**EXERCISE GOAL**
Set the listing down unchanged, minus every embedded image.

**MATERIAL PROVIDED**
■ ■ ■
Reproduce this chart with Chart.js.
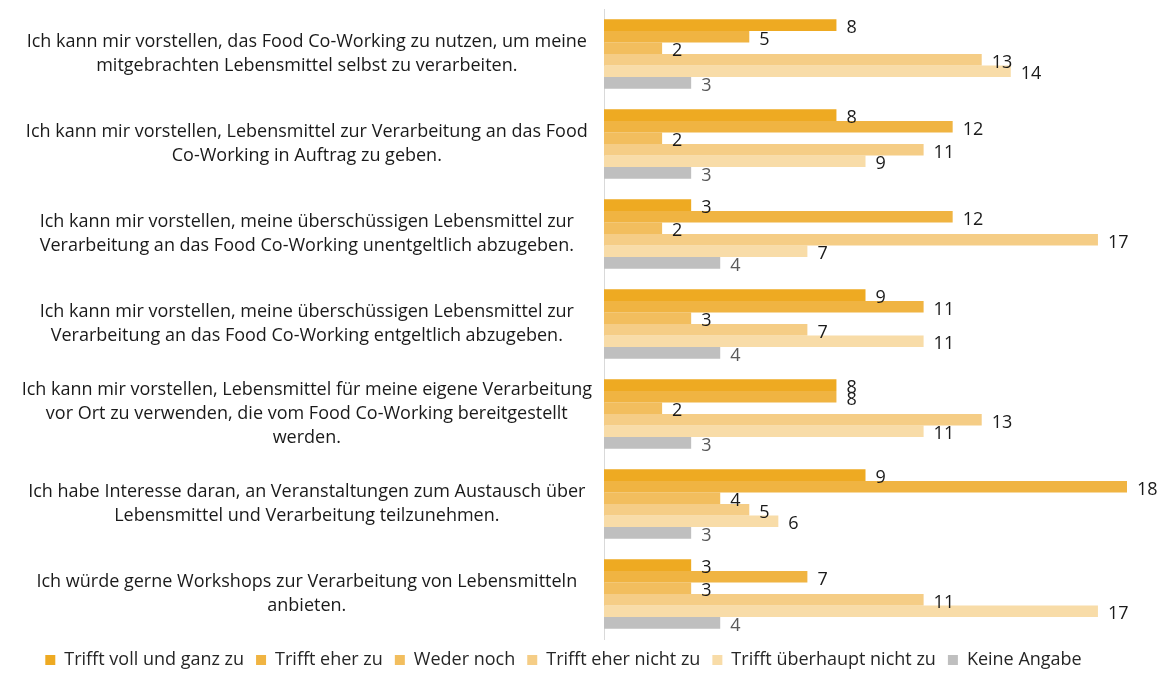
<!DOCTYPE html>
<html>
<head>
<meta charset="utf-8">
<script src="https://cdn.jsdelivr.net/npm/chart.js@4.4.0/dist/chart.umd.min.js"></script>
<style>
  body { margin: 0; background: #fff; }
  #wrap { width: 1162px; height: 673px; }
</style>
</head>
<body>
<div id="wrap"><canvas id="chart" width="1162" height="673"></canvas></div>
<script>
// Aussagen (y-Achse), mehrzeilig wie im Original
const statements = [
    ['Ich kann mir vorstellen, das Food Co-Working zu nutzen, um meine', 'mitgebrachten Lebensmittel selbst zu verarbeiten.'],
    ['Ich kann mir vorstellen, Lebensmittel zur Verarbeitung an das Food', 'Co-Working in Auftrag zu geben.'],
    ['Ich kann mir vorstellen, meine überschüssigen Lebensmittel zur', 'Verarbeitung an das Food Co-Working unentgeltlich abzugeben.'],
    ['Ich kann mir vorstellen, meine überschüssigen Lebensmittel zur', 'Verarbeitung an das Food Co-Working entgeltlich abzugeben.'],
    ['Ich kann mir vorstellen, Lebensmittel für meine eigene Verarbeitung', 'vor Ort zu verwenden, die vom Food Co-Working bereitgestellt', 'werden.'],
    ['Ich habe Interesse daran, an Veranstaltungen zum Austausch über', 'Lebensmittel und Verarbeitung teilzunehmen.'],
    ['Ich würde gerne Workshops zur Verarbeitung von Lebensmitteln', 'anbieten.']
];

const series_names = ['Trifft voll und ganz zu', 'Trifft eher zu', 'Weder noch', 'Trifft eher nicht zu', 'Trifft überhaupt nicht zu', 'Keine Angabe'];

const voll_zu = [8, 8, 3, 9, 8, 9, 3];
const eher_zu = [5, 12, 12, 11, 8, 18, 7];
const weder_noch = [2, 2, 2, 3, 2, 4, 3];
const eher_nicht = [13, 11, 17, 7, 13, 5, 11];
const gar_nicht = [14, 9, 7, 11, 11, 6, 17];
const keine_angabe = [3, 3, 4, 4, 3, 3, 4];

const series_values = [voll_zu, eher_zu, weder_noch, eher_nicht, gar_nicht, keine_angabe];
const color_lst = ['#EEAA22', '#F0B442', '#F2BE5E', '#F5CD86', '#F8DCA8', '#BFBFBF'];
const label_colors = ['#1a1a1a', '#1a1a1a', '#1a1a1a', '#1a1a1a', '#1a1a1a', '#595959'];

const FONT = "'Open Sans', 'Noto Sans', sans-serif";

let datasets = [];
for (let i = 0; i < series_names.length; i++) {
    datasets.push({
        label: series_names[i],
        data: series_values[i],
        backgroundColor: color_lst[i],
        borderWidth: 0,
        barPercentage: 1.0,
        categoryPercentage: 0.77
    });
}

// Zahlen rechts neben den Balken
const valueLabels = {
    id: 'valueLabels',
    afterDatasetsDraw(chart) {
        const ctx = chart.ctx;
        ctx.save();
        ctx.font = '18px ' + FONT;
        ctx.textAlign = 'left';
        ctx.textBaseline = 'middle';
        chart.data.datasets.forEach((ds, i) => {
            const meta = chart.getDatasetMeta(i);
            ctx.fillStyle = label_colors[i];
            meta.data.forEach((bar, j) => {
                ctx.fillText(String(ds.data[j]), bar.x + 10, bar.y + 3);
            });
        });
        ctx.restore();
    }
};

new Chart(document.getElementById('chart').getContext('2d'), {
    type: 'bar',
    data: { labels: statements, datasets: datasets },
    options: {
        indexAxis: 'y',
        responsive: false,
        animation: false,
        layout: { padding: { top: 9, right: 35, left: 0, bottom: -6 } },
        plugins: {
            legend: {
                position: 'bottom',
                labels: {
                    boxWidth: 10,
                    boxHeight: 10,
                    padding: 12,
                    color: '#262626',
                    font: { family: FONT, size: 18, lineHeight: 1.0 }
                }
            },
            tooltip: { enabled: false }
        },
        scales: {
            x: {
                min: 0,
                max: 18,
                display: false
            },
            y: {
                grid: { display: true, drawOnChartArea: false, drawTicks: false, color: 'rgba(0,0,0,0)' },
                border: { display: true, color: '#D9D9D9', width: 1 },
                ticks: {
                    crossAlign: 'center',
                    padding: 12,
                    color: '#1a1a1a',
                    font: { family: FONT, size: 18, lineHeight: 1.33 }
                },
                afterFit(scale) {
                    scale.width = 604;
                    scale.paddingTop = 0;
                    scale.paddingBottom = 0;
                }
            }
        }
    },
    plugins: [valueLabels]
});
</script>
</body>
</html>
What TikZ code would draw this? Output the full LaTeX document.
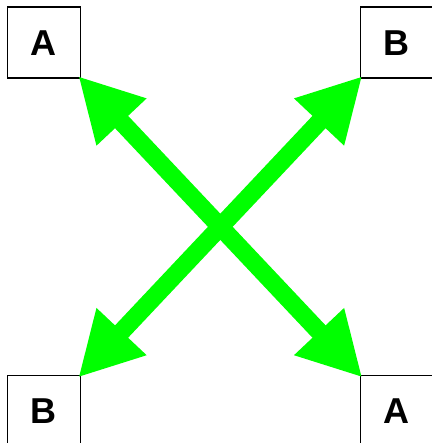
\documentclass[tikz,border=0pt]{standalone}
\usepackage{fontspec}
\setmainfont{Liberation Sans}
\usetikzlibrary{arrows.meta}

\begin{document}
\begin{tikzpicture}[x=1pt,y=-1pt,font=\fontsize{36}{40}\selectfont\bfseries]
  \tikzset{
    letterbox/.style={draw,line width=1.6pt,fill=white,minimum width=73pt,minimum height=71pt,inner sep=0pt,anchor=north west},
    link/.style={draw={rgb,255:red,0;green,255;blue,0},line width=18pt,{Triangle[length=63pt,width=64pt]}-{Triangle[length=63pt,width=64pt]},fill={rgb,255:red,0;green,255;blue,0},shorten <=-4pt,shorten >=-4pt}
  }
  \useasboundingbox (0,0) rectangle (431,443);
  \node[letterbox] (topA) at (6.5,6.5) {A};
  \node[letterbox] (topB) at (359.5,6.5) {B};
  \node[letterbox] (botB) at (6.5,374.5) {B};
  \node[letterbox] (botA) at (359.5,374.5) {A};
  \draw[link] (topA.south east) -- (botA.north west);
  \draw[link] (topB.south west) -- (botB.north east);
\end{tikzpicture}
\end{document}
■ ■ ■
**RESULT FOR THIS EXERCISE**
Reproduce this chart with Chart.js.
<!DOCTYPE html>
<html>
<head>
<meta charset="utf-8">
<script src="https://cdn.jsdelivr.net/npm/chart.js@4.4.0/dist/chart.umd.min.js"></script>
<style>
  body { margin: 0; background: #fff; }
  #wrap { width: 1162px; height: 673px; }
</style>
</head>
<body>
<div id="wrap"><canvas id="chart" width="1162" height="673"></canvas></div>
<script>
// Aussagen (y-Achse), mehrzeilig wie im Original
const statements = [
    ['Ich kann mir vorstellen, das Food Co-Working zu nutzen, um meine', 'mitgebrachten Lebensmittel selbst zu verarbeiten.'],
    ['Ich kann mir vorstellen, Lebensmittel zur Verarbeitung an das Food', 'Co-Working in Auftrag zu geben.'],
    ['Ich kann mir vorstellen, meine überschüssigen Lebensmittel zur', 'Verarbeitung an das Food Co-Working unentgeltlich abzugeben.'],
    ['Ich kann mir vorstellen, meine überschüssigen Lebensmittel zur', 'Verarbeitung an das Food Co-Working entgeltlich abzugeben.'],
    ['Ich kann mir vorstellen, Lebensmittel für meine eigene Verarbeitung', 'vor Ort zu verwenden, die vom Food Co-Working bereitgestellt', 'werden.'],
    ['Ich habe Interesse daran, an Veranstaltungen zum Austausch über', 'Lebensmittel und Verarbeitung teilzunehmen.'],
    ['Ich würde gerne Workshops zur Verarbeitung von Lebensmitteln', 'anbieten.']
];

const series_names = ['Trifft voll und ganz zu', 'Trifft eher zu', 'Weder noch', 'Trifft eher nicht zu', 'Trifft überhaupt nicht zu', 'Keine Angabe'];

const voll_zu = [8, 8, 3, 9, 8, 9, 3];
const eher_zu = [5, 12, 12, 11, 8, 18, 7];
const weder_noch = [2, 2, 2, 3, 2, 4, 3];
const eher_nicht = [13, 11, 17, 7, 13, 5, 11];
const gar_nicht = [14, 9, 7, 11, 11, 6, 17];
const keine_angabe = [3, 3, 4, 4, 3, 3, 4];

const series_values = [voll_zu, eher_zu, weder_noch, eher_nicht, gar_nicht, keine_angabe];
const color_lst = ['#EEAA22', '#F0B442', '#F2BE5E', '#F5CD86', '#F8DCA8', '#BFBFBF'];
const label_colors = ['#1a1a1a', '#1a1a1a', '#1a1a1a', '#1a1a1a', '#1a1a1a', '#595959'];

const FONT = "'Open Sans', 'Noto Sans', sans-serif";

let datasets = [];
for (let i = 0; i < series_names.length; i++) {
    datasets.push({
        label: series_names[i],
        data: series_values[i],
        backgroundColor: color_lst[i],
        borderWidth: 0,
        barPercentage: 1.0,
        categoryPercentage: 0.77
    });
}

// Zahlen rechts neben den Balken
const valueLabels = {
    id: 'valueLabels',
    afterDatasetsDraw(chart) {
        const ctx = chart.ctx;
        ctx.save();
        ctx.font = '18px ' + FONT;
        ctx.textAlign = 'left';
        ctx.textBaseline = 'middle';
        chart.data.datasets.forEach((ds, i) => {
            const meta = chart.getDatasetMeta(i);
            ctx.fillStyle = label_colors[i];
            meta.data.forEach((bar, j) => {
                ctx.fillText(String(ds.data[j]), bar.x + 10, bar.y + 3);
            });
        });
        ctx.restore();
    }
};

new Chart(document.getElementById('chart').getContext('2d'), {
    type: 'bar',
    data: { labels: statements, datasets: datasets },
    options: {
        indexAxis: 'y',
        responsive: false,
        animation: false,
        layout: { padding: { top: 9, right: 35, left: 0, bottom: -6 } },
        plugins: {
            legend: {
                position: 'bottom',
                labels: {
                    boxWidth: 10,
                    boxHeight: 10,
                    padding: 12,
                    color: '#262626',
                    font: { family: FONT, size: 18, lineHeight: 1.0 }
                }
            },
            tooltip: { enabled: false }
        },
        scales: {
            x: {
                min: 0,
                max: 18,
                display: false
            },
            y: {
                grid: { display: true, drawOnChartArea: false, drawTicks: false, color: 'rgba(0,0,0,0)' },
                border: { display: true, color: '#D9D9D9', width: 1 },
                ticks: {
                    crossAlign: 'center',
                    padding: 12,
                    color: '#1a1a1a',
                    font: { family: FONT, size: 18, lineHeight: 1.33 }
                },
                afterFit(scale) {
                    scale.width = 604;
                    scale.paddingTop = 0;
                    scale.paddingBottom = 0;
                }
            }
        }
    },
    plugins: [valueLabels]
});
</script>
</body>
</html>
What TikZ code would draw this? Output the full LaTeX document.
\documentclass[tikz,border=0pt]{standalone}
\usepackage{fontspec}
\setmainfont{Liberation Sans}
\usetikzlibrary{arrows.meta}

\begin{document}
\begin{tikzpicture}[x=1pt,y=-1pt,font=\fontsize{36}{40}\selectfont\bfseries]
  \tikzset{
    letterbox/.style={draw,line width=1.6pt,fill=white,minimum width=73pt,minimum height=71pt,inner sep=0pt,anchor=north west},
    link/.style={draw={rgb,255:red,0;green,255;blue,0},line width=18pt,{Triangle[length=63pt,width=64pt]}-{Triangle[length=63pt,width=64pt]},fill={rgb,255:red,0;green,255;blue,0},shorten <=-4pt,shorten >=-4pt}
  }
  \useasboundingbox (0,0) rectangle (431,443);
  \node[letterbox] (topA) at (6.5,6.5) {A};
  \node[letterbox] (topB) at (359.5,6.5) {B};
  \node[letterbox] (botB) at (6.5,374.5) {B};
  \node[letterbox] (botA) at (359.5,374.5) {A};
  \draw[link] (topA.south east) -- (botA.north west);
  \draw[link] (topB.south west) -- (botB.north east);
\end{tikzpicture}
\end{document}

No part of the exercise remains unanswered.